RECORDS FOR THE EXERCISE:
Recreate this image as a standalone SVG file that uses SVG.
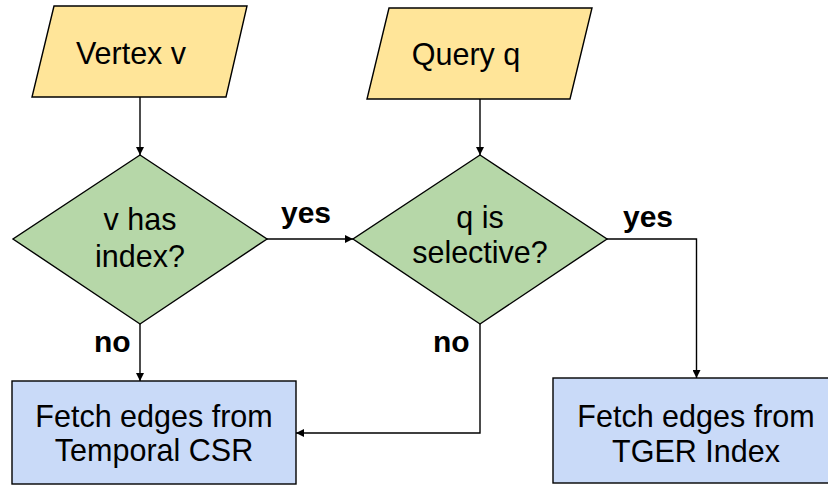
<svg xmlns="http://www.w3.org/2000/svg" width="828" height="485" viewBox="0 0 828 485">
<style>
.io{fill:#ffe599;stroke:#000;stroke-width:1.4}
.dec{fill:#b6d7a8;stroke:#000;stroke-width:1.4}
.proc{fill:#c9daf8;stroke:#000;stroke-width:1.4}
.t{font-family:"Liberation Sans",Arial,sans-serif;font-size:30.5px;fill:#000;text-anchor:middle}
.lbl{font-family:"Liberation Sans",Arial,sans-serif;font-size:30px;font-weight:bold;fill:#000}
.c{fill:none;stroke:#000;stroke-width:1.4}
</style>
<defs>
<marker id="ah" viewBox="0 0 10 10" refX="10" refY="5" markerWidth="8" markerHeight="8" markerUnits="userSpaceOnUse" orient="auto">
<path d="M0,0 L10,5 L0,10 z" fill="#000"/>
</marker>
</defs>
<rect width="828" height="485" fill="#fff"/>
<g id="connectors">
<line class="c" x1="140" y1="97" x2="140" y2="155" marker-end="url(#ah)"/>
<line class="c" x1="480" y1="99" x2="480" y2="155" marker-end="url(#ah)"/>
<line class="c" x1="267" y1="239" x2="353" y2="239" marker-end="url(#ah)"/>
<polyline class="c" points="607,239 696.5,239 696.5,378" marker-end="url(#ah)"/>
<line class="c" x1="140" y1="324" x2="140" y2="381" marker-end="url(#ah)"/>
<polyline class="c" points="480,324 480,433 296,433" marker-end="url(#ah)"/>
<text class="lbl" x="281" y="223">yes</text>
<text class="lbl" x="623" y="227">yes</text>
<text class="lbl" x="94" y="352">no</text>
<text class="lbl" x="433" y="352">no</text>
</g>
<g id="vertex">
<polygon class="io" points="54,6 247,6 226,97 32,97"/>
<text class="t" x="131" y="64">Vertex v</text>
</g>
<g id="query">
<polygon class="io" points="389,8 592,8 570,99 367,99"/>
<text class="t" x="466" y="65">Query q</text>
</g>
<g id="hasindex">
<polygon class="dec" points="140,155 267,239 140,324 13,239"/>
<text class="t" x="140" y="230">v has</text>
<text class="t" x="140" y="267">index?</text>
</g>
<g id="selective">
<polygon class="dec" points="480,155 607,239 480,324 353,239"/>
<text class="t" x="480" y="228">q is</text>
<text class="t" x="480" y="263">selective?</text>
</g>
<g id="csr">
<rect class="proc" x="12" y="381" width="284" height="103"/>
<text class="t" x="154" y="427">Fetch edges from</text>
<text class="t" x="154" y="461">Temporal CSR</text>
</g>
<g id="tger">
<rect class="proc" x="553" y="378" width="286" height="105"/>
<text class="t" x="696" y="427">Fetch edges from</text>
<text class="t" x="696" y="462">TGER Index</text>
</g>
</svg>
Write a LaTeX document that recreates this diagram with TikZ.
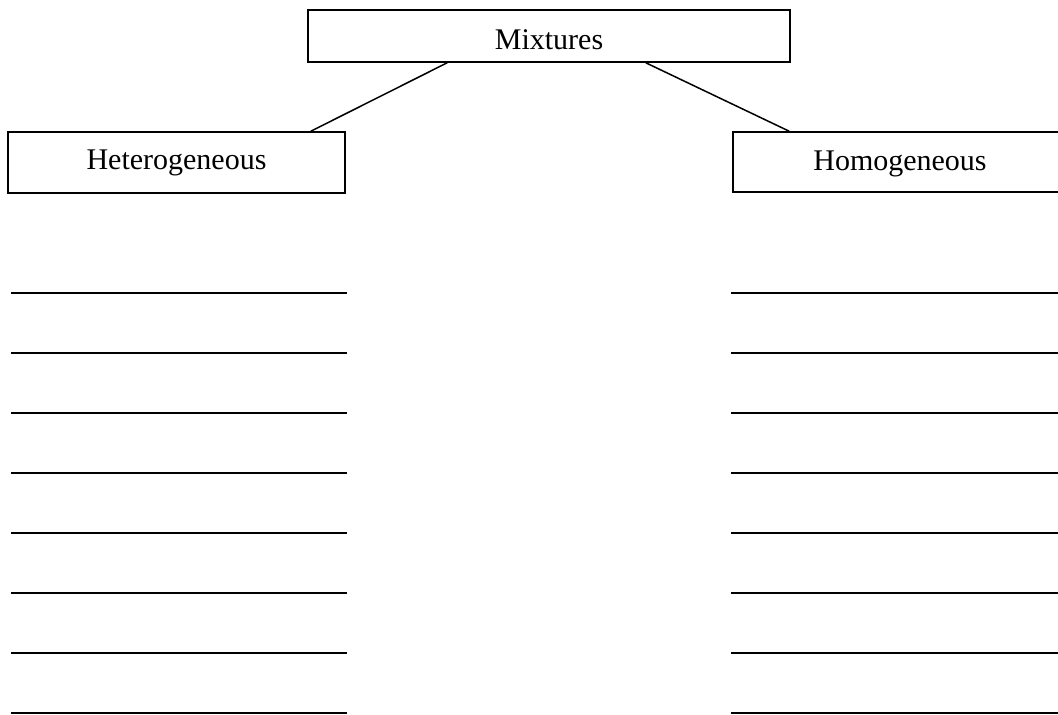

WHAT IS NEEDED:
Pictures don't belong in the copy. Transcribe every record exactly as it appears.

FULL ANSWER:
Recreate this image as a standalone SVG file that uses SVG.
<svg xmlns="http://www.w3.org/2000/svg" width="828" height="485" viewBox="0 0 828 485">
<style>
.io{fill:#ffe599;stroke:#000;stroke-width:1.4}
.dec{fill:#b6d7a8;stroke:#000;stroke-width:1.4}
.proc{fill:#c9daf8;stroke:#000;stroke-width:1.4}
.t{font-family:"Liberation Sans",Arial,sans-serif;font-size:30.5px;fill:#000;text-anchor:middle}
.lbl{font-family:"Liberation Sans",Arial,sans-serif;font-size:30px;font-weight:bold;fill:#000}
.c{fill:none;stroke:#000;stroke-width:1.4}
</style>
<defs>
<marker id="ah" viewBox="0 0 10 10" refX="10" refY="5" markerWidth="8" markerHeight="8" markerUnits="userSpaceOnUse" orient="auto">
<path d="M0,0 L10,5 L0,10 z" fill="#000"/>
</marker>
</defs>
<rect width="828" height="485" fill="#fff"/>
<g id="connectors">
<line class="c" x1="140" y1="97" x2="140" y2="155" marker-end="url(#ah)"/>
<line class="c" x1="480" y1="99" x2="480" y2="155" marker-end="url(#ah)"/>
<line class="c" x1="267" y1="239" x2="353" y2="239" marker-end="url(#ah)"/>
<polyline class="c" points="607,239 696.5,239 696.5,378" marker-end="url(#ah)"/>
<line class="c" x1="140" y1="324" x2="140" y2="381" marker-end="url(#ah)"/>
<polyline class="c" points="480,324 480,433 296,433" marker-end="url(#ah)"/>
<text class="lbl" x="281" y="223">yes</text>
<text class="lbl" x="623" y="227">yes</text>
<text class="lbl" x="94" y="352">no</text>
<text class="lbl" x="433" y="352">no</text>
</g>
<g id="vertex">
<polygon class="io" points="54,6 247,6 226,97 32,97"/>
<text class="t" x="131" y="64">Vertex v</text>
</g>
<g id="query">
<polygon class="io" points="389,8 592,8 570,99 367,99"/>
<text class="t" x="466" y="65">Query q</text>
</g>
<g id="hasindex">
<polygon class="dec" points="140,155 267,239 140,324 13,239"/>
<text class="t" x="140" y="230">v has</text>
<text class="t" x="140" y="267">index?</text>
</g>
<g id="selective">
<polygon class="dec" points="480,155 607,239 480,324 353,239"/>
<text class="t" x="480" y="228">q is</text>
<text class="t" x="480" y="263">selective?</text>
</g>
<g id="csr">
<rect class="proc" x="12" y="381" width="284" height="103"/>
<text class="t" x="154" y="427">Fetch edges from</text>
<text class="t" x="154" y="461">Temporal CSR</text>
</g>
<g id="tger">
<rect class="proc" x="553" y="378" width="286" height="105"/>
<text class="t" x="696" y="427">Fetch edges from</text>
<text class="t" x="696" y="462">TGER Index</text>
</g>
</svg>
Write a LaTeX document that recreates this diagram with TikZ.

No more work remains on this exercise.